My life changed after this move, in that I no longer have nearly the responsibility that I had before. However, I now must limit my time away in an ever-increasing amount due to my wife's anxiety when I am not with her.

Prior to coming to the AgeWell Center for Senior Health, what was your experience in getting the care your wife needed? How has AgeWell been important in your experience?

Prior to AgeWell, I had little or no experience in obtaining care for my wife. Although I realize that Cypress Village has extensive resources in these areas, I felt that at this stage I could handle her problem myself. This was also spurred on by my feeling that any part-time assistance I obtained, she would not tolerate, and it would possibly create more problems than it would solve.

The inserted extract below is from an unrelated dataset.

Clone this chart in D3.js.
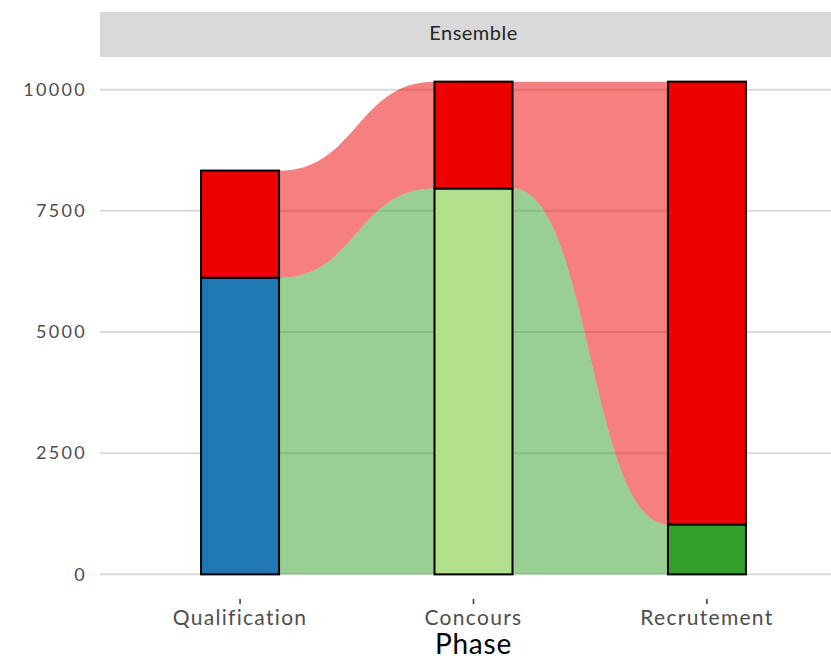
<!DOCTYPE html>
<html>
<head>
<meta charset="utf-8">
<script src="https://cdn.jsdelivr.net/npm/d3@7"></script>
<style>
  body { margin: 0; background: #fff; }
  svg { display: block; font-family: Lato, "Open Sans", sans-serif; }
</style>
</head>
<body>
<svg width="831" height="658"></svg>
<script>
const svg = d3.select("svg");
const width = 831;
const height = 658;

// data
const phases = ['Qualification', 'Concours', 'Recrutement'];
const lowerValues = [6120, 7960, 1030];   // bottom stratum of each phase
const upperValues = [2210, 2205, 9135];   // red stratum on top
const lowerColors = ['#1f78b4', '#b2df8a', '#33a02c'];
const upperColor = '#ee0000';
const yTicks = [0, 2500, 5000, 7500, 10000];
const facetLabel = 'Ensemble';
const xTitle = 'Phase';

const margin = { top: 57, right: -16, bottom: 59, left: 100 };
const innerWidth = width - margin.left - margin.right;
const innerHeight = height - margin.top - margin.bottom;

const totals = phases.map((p, i) => lowerValues[i] + upperValues[i]);
const maxTotal = d3.max(totals);
const pad = maxTotal * 0.05;

const xScale = d3.scalePoint()
  .domain(phases)
  .range([0, innerWidth])
  .padding(0.6);

const yScale = d3.scaleLinear()
  .domain([-pad, maxTotal + pad])
  .range([innerHeight, 0]);

const barWidth = 78;

// facet strip
svg.append('rect')
  .attr('x', margin.left)
  .attr('y', 12)
  .attr('width', innerWidth)
  .attr('height', margin.top - 12)
  .attr('fill', '#d9d9d9');

svg.append('text')
  .attr('x', margin.left + innerWidth / 2)
  .attr('y', 40)
  .attr('text-anchor', 'middle')
  .attr('font-size', 20)
  .attr('letter-spacing', 0.5)
  .attr('fill', '#262626')
  .text(facetLabel);

const g = svg.append('g')
  .attr('transform', `translate(${margin.left},${margin.top})`);

// grid lines
g.append('g').selectAll('line').data(yTicks)
  .enter().append('line')
    .attr('x1', 0)
    .attr('x2', innerWidth)
    .attr('y1', d => yScale(d))
    .attr('y2', d => yScale(d))
    .attr('stroke', '#d9d9d9')
    .attr('stroke-width', 2);

// y labels
g.append('g').selectAll('text').data(yTicks)
  .enter().append('text')
    .attr('x', -13)
    .attr('y', d => yScale(d))
    .attr('dy', '0.35em')
    .attr('text-anchor', 'end')
    .attr('font-size', 18)
    .attr('letter-spacing', 2.3)
    .attr('fill', '#4d4d4d')
    .text(d => d);

// flows between neighbouring phases
const flowData = [];
for (let i = 0; i < phases.length - 1; i++) {
  const x0 = xScale(phases[i]) + barWidth / 2;
  const x1 = xScale(phases[i + 1]) - barWidth / 2;
  flowData.push({
    color: lowerColors[2],
    pts: [
      { x: x0, y0: 0, y1: lowerValues[i] },
      { x: x1, y0: 0, y1: lowerValues[i + 1] }
    ]
  });
  flowData.push({
    color: upperColor,
    pts: [
      { x: x0, y0: lowerValues[i], y1: totals[i] },
      { x: x1, y0: lowerValues[i + 1], y1: totals[i + 1] }
    ]
  });
}

const area = d3.area()
  .x(d => d.x)
  .y0(d => yScale(d.y0))
  .y1(d => yScale(d.y1))
  .curve(d3.curveBumpX);

g.append('g').selectAll('path').data(flowData)
  .enter().append('path')
    .attr('d', d => area(d.pts))
    .attr('fill', d => d.color)
    .attr('fill-opacity', 0.5);

// strata
const barsG = g.append('g');
phases.forEach((p, i) => {
  barsG.append('rect')
    .attr('x', xScale(p) - barWidth / 2)
    .attr('y', yScale(lowerValues[i]))
    .attr('width', barWidth)
    .attr('height', yScale(0) - yScale(lowerValues[i]))
    .attr('fill', lowerColors[i])
    .attr('stroke', '#000')
    .attr('stroke-width', 2);
  barsG.append('rect')
    .attr('x', xScale(p) - barWidth / 2)
    .attr('y', yScale(totals[i]))
    .attr('width', barWidth)
    .attr('height', yScale(lowerValues[i]) - yScale(totals[i]))
    .attr('fill', upperColor)
    .attr('stroke', '#000')
    .attr('stroke-width', 2);
});

// x axis
const xAxisG = g.append('g')
  .attr('transform', `translate(0,${innerHeight})`);

xAxisG.selectAll('line').data(phases)
  .enter().append('line')
    .attr('x1', d => xScale(d))
    .attr('x2', d => xScale(d))
    .attr('y1', 0)
    .attr('y2', 5)
    .attr('stroke', '#333')
    .attr('stroke-width', 1.5);

xAxisG.selectAll('text').data(phases)
  .enter().append('text')
    .attr('x', d => xScale(d))
    .attr('y', 26)
    .attr('text-anchor', 'middle')
    .attr('font-size', 21)
    .attr('letter-spacing', 1.3)
    .attr('fill', '#4d4d4d')
    .text(d => d);

svg.append('text')
  .attr('x', margin.left + innerWidth / 2)
  .attr('y', 654)
  .attr('text-anchor', 'middle')
  .attr('font-size', 28)
  .attr('letter-spacing', 0.8)
  .attr('fill', '#000')
  .text(xTitle);
</script>
</body>
</html>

After my multiple visits to AgeWell, my eyes have been opened to just how extensive the deterioration has become, due to their very detailed testing, discussions and suggestions. It has been of immense value to me, as well as to my children, as to just where we are in the process and more importantly where we are going and what to expect.

What is the biggest challenge for you as your wife’s care partner? As a man in particular, have you found any issues in caring for your wife?

The biggest challenge I have experienced thus far has been convincing her to give up driving, which unfortunately I could never accomplish, resulting in my having to just make the decision to turn the car in. As far as challenges from the male care partner perspective, the obvious ones were to try to take over some of my wife’s previous duties (cooking, grocery shopping, trying to keep up with family birthdays, shopping for clothes and feminine products, etc.). Thankfully, my daughter has provided assistance in these efforts. When I have semi-emergencies, there are a few close, local females who have kindly helped to direct me. Socially, our schedule has become somewhat limited since it seems that meeting new groups is something that is quite challenging, so we pretty much only socialize with family when they are down or very close friends.

What do you wish more people understood about the experience you are having?

I was sadly lacking in the specifics of everyday symptoms as well as appropriate behavior in dealing with ongoing changes. I was fortunate to meet the wonderful staff at the Baptist AgeWell Center for Senior Health, who not only are amazingly knowledgeable about the illness and its ramifications, but also have remarkable patience and empathy in dealing with both the patient and the caregiver. I feel so fortunate that they were able to accommodate me and my wife in this way. I wish most people understood more about the entire process and that the AgeWell Center for Senior Health exists. Secondly, I find that the continual stress of almost constant and ongoing supervision to be the most difficult problem for me.

What do you most need as you care for Jane?

I most need direction. Right now, I could use a little more time to be free from the constancy of the necessary supervision required. However, since as I've mentioned previously, my children are all living in other states. I feel my wife would not readily accept any outside assistance. So, for now, I feel I must deal with the status quo.

However, and more importantly, I am well aware that this problem will deteriorate at its own pace, whatever that may be, and my most pressing concern and need is to have some sort of pre-determined plan to deal with an immediate, unexpected emergency of my becoming disabled or worse as to whom will step in until my family can decide on what would be the next step. My wife at this point, if left to her own devices even for a short period (minutes or hours), could be in immediate risk. At her present level of cognizance though, I cannot in good conscience even consider moving her to a memory care facility, so I think this is where some hard decisions have to be made. Unless I learn of some other options it will probably boil down to picking the best of the worst choices.